Germany Floats a New €100B Resilience Fund
The so-called Germany Fund would bring together public and private money to invest in German infrastructure, critical industries, defence -- and German startups building technology to serve all three.
The war in Ukraine; the spectre of Russia; Trump’s tariff policy and tensions with China. Countries in Europe need to improve their resilience in defence, infrastructure and critical industries in the wake of geopolitical and economic headwinds like these. Yet financing that effort has proven to be a challenge. Today, there’s news out of Germany on that front. The country is working on a new, €100 billion ($116 billion) investment fund to back companies and technologies to improve the security and operations across strategic areas such as these.

According to a report in Bloomberg the government is proposing to put €10 billion into the fund – dubbed the Germany Fund, or Deutschlandfonds. It will seek investment from international backers from venture capital, private equity, family funds, and others for the remainder.

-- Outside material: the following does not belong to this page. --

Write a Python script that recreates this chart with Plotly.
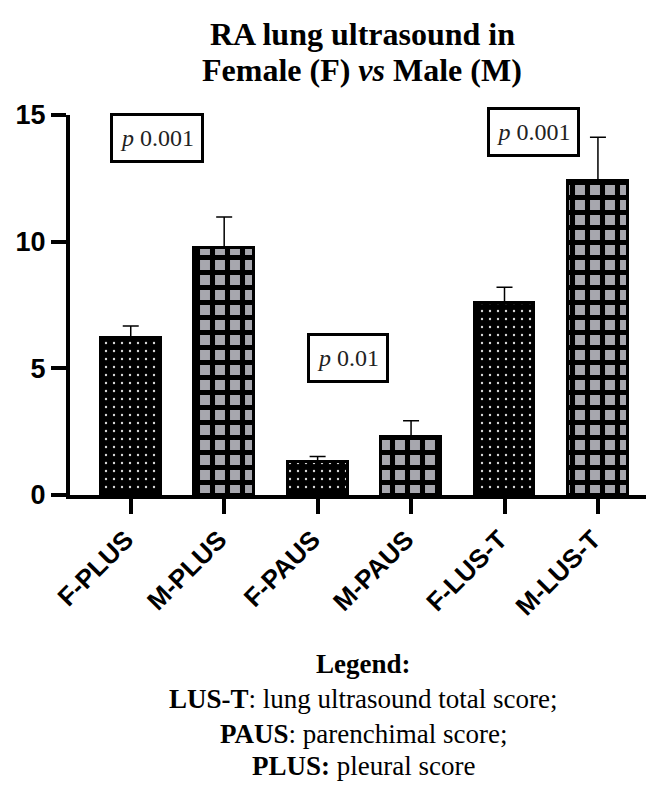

The fund will aim to invest in existing, large infrastructure projects and businesses, but, critically, also in startups – described as “higher risk projects, particularly with smaller and mid-sized companies” in the report.
Generally, startups, particularly those trying to scale, have found it hard to raise money in Europe. This will be Germany’s way of not just giving German startups that capital, but also giving them a seal of approval to help them raise more.
“The Germany Fund will be used to make investments in growth, innovation and competitiveness in cooperation with private German and European investors,” said a ministry spokesperson quoted by Bloomberg. “Private capital is a key lever for overcoming major economic challenges.”
The €10 billion is still being negotiated with the ministry of finance and state development bank KfW, Bloomberg noted, but the financing has been “secured” already.
Importantly, the government has yet to give specifics on the timeline for the fund to launch, the investment structure, and the specific investment strategy. There is likely to be a lot of debate around what makes sense to come out of the fund, and what does not. The devil is in the details.
(And, again, even when the state agrees on how to seed the first €10 billion, there will still be €90 billion more to raise from outside backers.)
The Bloomberg report noted some other details about the plans.
For starters, it sounds like the sheer value of the fund is likely to make it into a catch-all for preexisting, related investment proposals. These include a currently-dormant €1 billion raw materials fund; and a potential defence industry investment fund still under discussion.
The fund could also roll up German investments in major infrastructure and industrial companies. The country already has stakes in two electricity grid operators, 50Hertz and TransnetBW, and it’s looking at two more (TenneT and Amprion). Equally it’s working on a blocking minority stake in arms maker KNDS (a Franco-German venture) and has expressed interest in a stake in the submarine division of ThyssenKrupp.
The size of the Germany Fund could also make it a magnet for a lot of other expenditure areas that might, on the surface, sound more tenuous in relation to the other investments. Bloomberg floated that one could be financing affordable housing.
Part of that might be down to the coalition nature of the government. The original idea for the Germany Fund appears to have been floated in 2023 by members of the SDP (and it was discussed as a cross-party concept even earlier). The left-of-centre SDP is now a part of the coalition led by Chancellor Friedrich of the right-leaning CDU. As in any coalition there are cooperations, but also tensions.
In any case, bringing infrastructure and defence up to speed in the face of outside threats are not the only reasons for the Germany Fund. Germany has been working on reordering and freeing up how it spends and invests money to boost its flagging economy.
Earlier this year, lawmakers approved an amendment to its “debt brake” (which is a constitutionally-bound rule that limits how the government can borrow and spend money) that gives it room to put an additional €500 billion into infrastructure spending and removes borrowing limits on spend of more than 1% of GDP on defence.
The Bloomberg report also noted that transactions/investments made from the Germany Fund will be structured as equity stakes, so they will also be exempt from the debt brake.
The Germany Fund appears to be separate from a smaller sovereign wealth fund in the country that aims to be worth some €200 billion by 2036.